There is also a middle-ground reality that many quality builders recommend. Use pressure-treated lumber where it performs best structurally, then choose the visible surfaces more carefully based on design goals. In some projects, that may still point to cedar. In others, it pushes the conversation toward composite or PVC for a cleaner low-maintenance result.

Cedar vs pressure treated if you plan to stay long term

If this is your forever home or a major exterior upgrade intended to increase enjoyment and property value, short-term savings should not be the only lens. You should be looking at how the deck will present five years from now, how often it will need attention, and whether the material still aligns with the quality of the home.

That is especially true in premium residential markets where outdoor living spaces are expected to look intentional, not pieced together. In places like Greenwich, Westport, and Fairfield, the finish level of a deck can either support the architecture or pull it down. Material choice becomes part of the overall impression.
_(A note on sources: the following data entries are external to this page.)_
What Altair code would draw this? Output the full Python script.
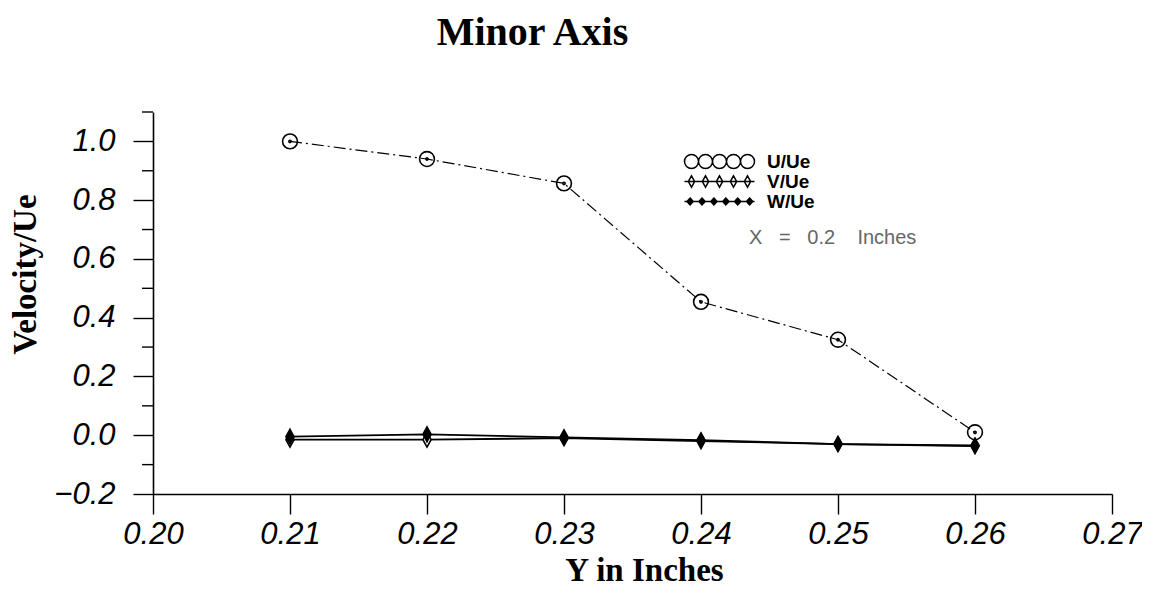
import altair as alt
import pandas as pd

y_in = [0.21, 0.22, 0.23, 0.24, 0.25, 0.26]
u_ue = [1.0, 0.94, 0.857, 0.454, 0.325, 0.01]
v_ue = [-0.015, -0.015, -0.01, -0.02, -0.03, -0.035]
w_ue = [-0.005, 0.003, -0.007, -0.017, -0.03, -0.037]
series_names = ["U/Ue", "V/Ue", "W/Ue"]
x_ticks = [0.20, 0.21, 0.22, 0.23, 0.24, 0.25, 0.26, 0.27]
y_major = [-0.2, 0.0, 0.2, 0.4, 0.6, 0.8, 1.0]
y_minor = [-0.1, 0.1, 0.3, 0.5, 0.7, 0.9, 1.1]
note_text = "X\u00a0\u00a0\u00a0=\u00a0\u00a0\u00a00.2\u00a0\u00a0\u00a0\u00a0Inches"

rows = []
for name, vals in zip(series_names, [u_ue, v_ue, w_ue]):
    for xv, yv in zip(y_in, vals):
        rows.append({"Y": xv, "V": yv, "Series": name, "Key": name})
df = pd.DataFrame(rows)
minor_df = pd.DataFrame({"m": y_minor})

def circ(cx, r):
    return f"M{cx - r},0A{r},{r} 0 1,0 {cx + r},0A{r},{r} 0 1,0 {cx - r},0Z"

def dia(cx, w, h):
    return f"M{cx},{-h}L{cx + w},0L{cx},{h}L{cx - w},0Z"

circ_dot = circ(0, 1) + circ(0, 0.15)
diamond = dia(0, 0.55, 1)
leg_u = "".join(circ(c, 1) for c in [-4, -2, 0, 2, 4])
leg_v = "M-5,0L5,0" + "".join(dia(c, 0.45, 0.8) for c in [-4, -2, 0, 2, 4])
leg_w = "M-5,0L5,0" + "".join(dia(c, 0.45, 0.5) for c in [-4.2, -2.5, -0.8, 0.9, 2.6, 4.3])

xs = alt.Scale(domain=[0.20, 0.27], nice=False, zero=False)
ys = alt.Scale(domain=[-0.2, 1.1], nice=False, zero=False)

lab = dict(labelFont="Liberation Sans", labelFontStyle="italic", labelFontSize=31,
           labelColor="black", domainColor="black", tickColor="black",
           titleFont="Liberation Serif", titleFontWeight="bold", titleFontSize=33,
           titleColor="black", grid=False, domainWidth=1.6, tickWidth=1.4,
           labelFlush=False)

x_enc = alt.X("Y:Q", scale=xs, axis=alt.Axis(values=x_ticks, format=".2f", tickSize=20,
              labelPadding=5, title="Y in Inches", titleX=491, titleY=76,
              titleBaseline="middle", **lab))
y_enc = alt.Y("V:Q", scale=ys, axis=alt.Axis(
    values=y_major, format=".1f", tickSize=20,
    labelPadding=18, title="Velocity/Ue", titleX=-128, titleY=162,
    titleBaseline="middle", **lab))

u_df = df[df.Series == "U/Ue"]
vw_df = df[df.Series != "U/Ue"]

line_u = alt.Chart(u_df).mark_line(color="black", strokeWidth=1.2,
                                   strokeDash=[12, 4, 2, 4]).encode(x=x_enc, y=y_enc)
line_vw = alt.Chart(vw_df).mark_line(color="black", strokeWidth=1.8).encode(
    x="Y:Q", y="V:Q", detail="Series:N")

minor_ticks = alt.Chart(minor_df).mark_rule(color="black", strokeWidth=1.4).encode(
    y="m:Q", x=alt.value(-11), x2=alt.value(0))

points = alt.Chart(df).mark_point(size=220, strokeWidth=1.6, opacity=1).encode(
    x="Y:Q", y="V:Q",
    shape=alt.Shape("Series:N", scale=alt.Scale(domain=series_names,
                    range=[circ_dot, diamond, diamond]), legend=None),
    fill=alt.Fill("Series:N", scale=alt.Scale(domain=series_names,
                  range=["transparent", "white", "black"]), legend=None),
    stroke=alt.value("black"),
)

legend_layer = alt.Chart(df).transform_filter("false").mark_point(
    size=196, strokeWidth=1.5, opacity=1).encode(
    x="Y:Q", y="V:Q",
    shape=alt.Shape("Key:N", scale=alt.Scale(domain=series_names,
                    range=[leg_u, leg_v, leg_w]),
                    legend=alt.Legend(title=None, orient="none", legendX=557, legendY=40,
                                      padding=0, labelFont="Liberation Sans",
                                      labelFontWeight="bold", labelFontSize=19,
                                      labelColor="black", symbolStrokeWidth=1.5,
                                      symbolSize=196, symbolOpacity=1,
                                      labelOffset=38)),
    fill=alt.Fill("Key:N", scale=alt.Scale(domain=series_names,
                  range=["transparent", "white", "black"])),
    stroke=alt.Stroke("Key:N", scale=alt.Scale(domain=series_names,
                      range=["black", "black", "black"])),
)

note = alt.Chart(pd.DataFrame({"t": [note_text]})).mark_text(
    align="left", baseline="middle", font="Liberation Sans", fontSize=20, color="#666"
).encode(x=alt.value(596), y=alt.value(126), text="t:N")

chart = alt.layer(line_u, line_vw, minor_ticks, points, legend_layer, note).resolve_scale(
    shape="independent", fill="independent", stroke="independent"
).properties(
    width=959, height=382,
    background="white",
    autosize=alt.AutoSizeParams(type="none"),
    padding={"left": 145, "top": 104, "right": 30, "bottom": 94},
    title=alt.TitleParams("Minor Axis", font="Liberation Serif", fontWeight="bold",
                          fontSize=40, color="black", offset=58, dx=-100, anchor="middle"),
).configure_view(stroke=None).configure_legend(rowPadding=-6)

chart.save("out.html", embed_options={"renderer": "svg", "actions": False})
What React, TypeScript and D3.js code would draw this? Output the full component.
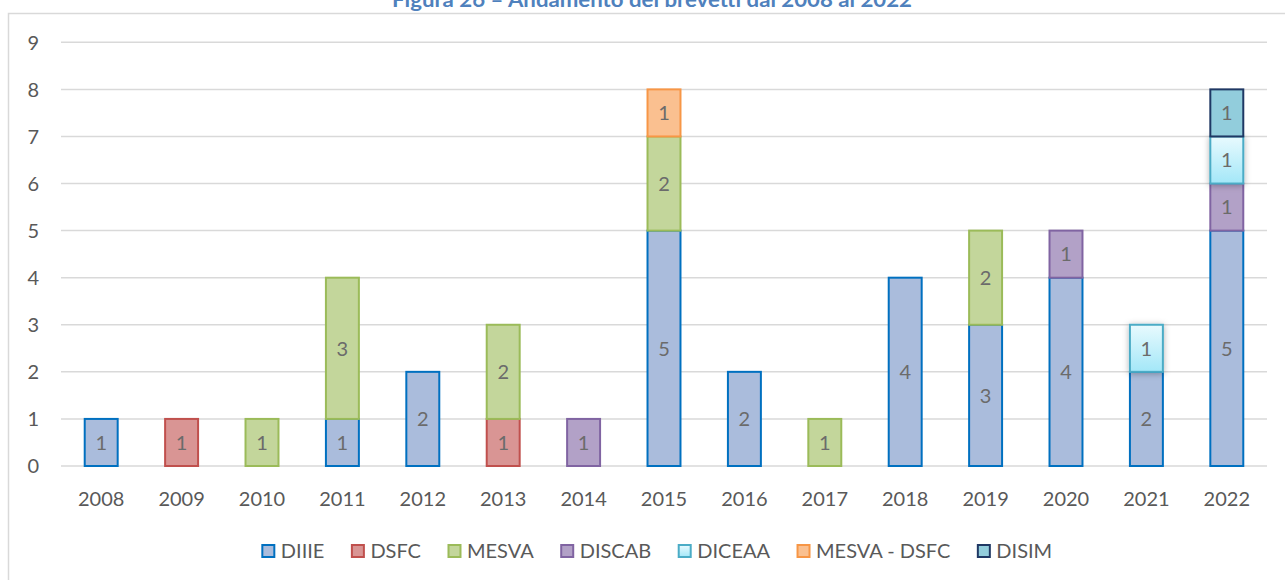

Cedar can absolutely be the right answer for a homeowner who values natural wood and accepts the maintenance that comes with it. Pressure-treated lumber can absolutely be the right answer for a homeowner who wants a cost-conscious wood deck built with sound structural standards. Neither is automatically better. The right choice depends on whether you are optimizing for first cost, appearance, or the amount of upkeep you want tied to your outdoor space.

A good deck should feel right not just on install day, but in the seasons that follow. Choose the material that matches the way you actually live, and the deck will age with a lot less regret.